Automotive Axles Ltd: Axle and Brakes Specialist

Automotive Axles operates as a joint venture between the Kalyani Group and Meritor Inc. of the USA. The company functions as a vertically integrated tier-1 supplier of axles and brakes. Its product portfolio includes drive axles, non-drive axles, front steer axles, and drum and disc braking systems.

Automotive Axles maintains a strong focus on the medium and heavy commercial vehicle segment. The company also caters to defence and off-highway applications. Automotive Axles has deep OEM integration and derives a significant share of business from Ashok Leyland (around 60-70%). Other key customers include Tata Motors, Mahindra & Mahindra, and Daimler India, making the company a critical supplier in India's commercial vehicle ecosystem.

Growth Strategy: The company highlights a shift toward a direct-to-OEM sales model, moving away from routing sales through Meritor HVS. This transition is expected to support EBITDA improvement over time. Automotive Axles has outlined a ₹120 crore capital expenditure program focused on capacity enhancement, replacement of ageing equipment, and rollout of Industry 4.0 automation at its Mysuru facility.

Growth priorities include addressing product gaps in the bus segment, particularly 15-metre coach axles. The company is securing approvals for EV applications like electric tractor-trailers and tippers. Management is emphasizing cost optimization to navigate cyclical softness in the commercial vehicle market.

Automotive Axles revenue moderated in FY25 and the first half of FY26 due to a softer medium and heavy commercial vehicle cycle and unfavorable product mix. A higher share of tractor-trailers reduced axles and brakes per vehicle compared with multi-axle trucks. Monsoon-led weakness in tipper demand impacted higher-margin volumes.

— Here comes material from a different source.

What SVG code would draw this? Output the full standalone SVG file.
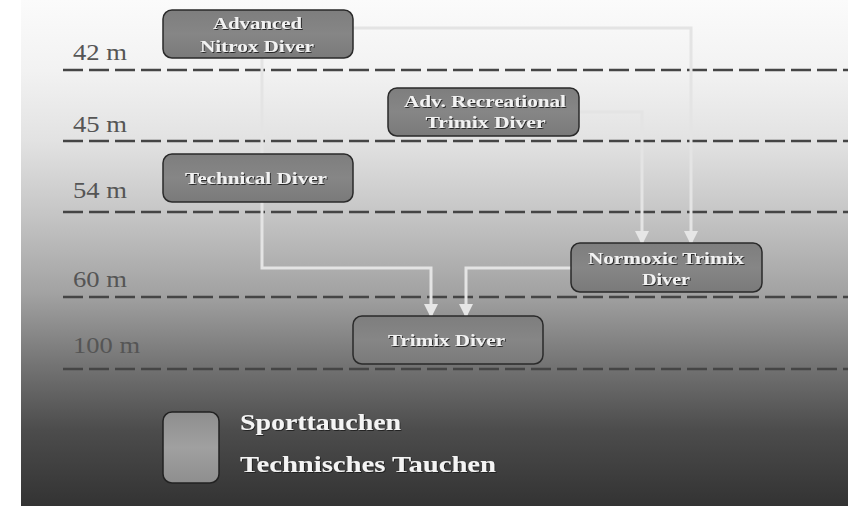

Despite lower revenues, operating margins remained resilient around 11-12%. This resilience came from automation initiatives, total productive maintenance practices, and productivity improvements. Commodity price deflation, with about a 3.5% impact, was largely passed through to OEMs via pricing mechanisms.

Profit after tax stayed broadly stable, aided in the first half of FY26 by one-time income items including writebacks of excess provisions and foreign exchange gains. Operating cash flows were volatile across periods, reflecting working-capital movements and inventory adjustments. Cash flows improved meaningfully as the company progressed toward a net debt-free position, completing term-loan repayments in FY25.

Ongoing cash deployment is largely directed toward phase-1 automation upgrades at the Mysuru plant. These upgrades align with Automotive Axles' long-term efficiency and margin-stability objectives.

Conclusion: Evaluating Auto Ancillary Opportunities

Top auto ancillary stocks often move ahead of original equipment manufacturers during an upcycle. They benefit from rising volumes, better product mix, and operating leverage. However, outcomes vary by segment, execution capabilities, and balance-sheet strength.

Investors should always track industry-level shifts and business fundamentals. They should align investment decisions with their own risk appetite. When conducting due diligence, investors should evaluate company fundamentals, corporate governance, and stock valuations as key factors.

Disclaimer: This article is for information purposes only. It is not a stock recommendation and should not be treated as such.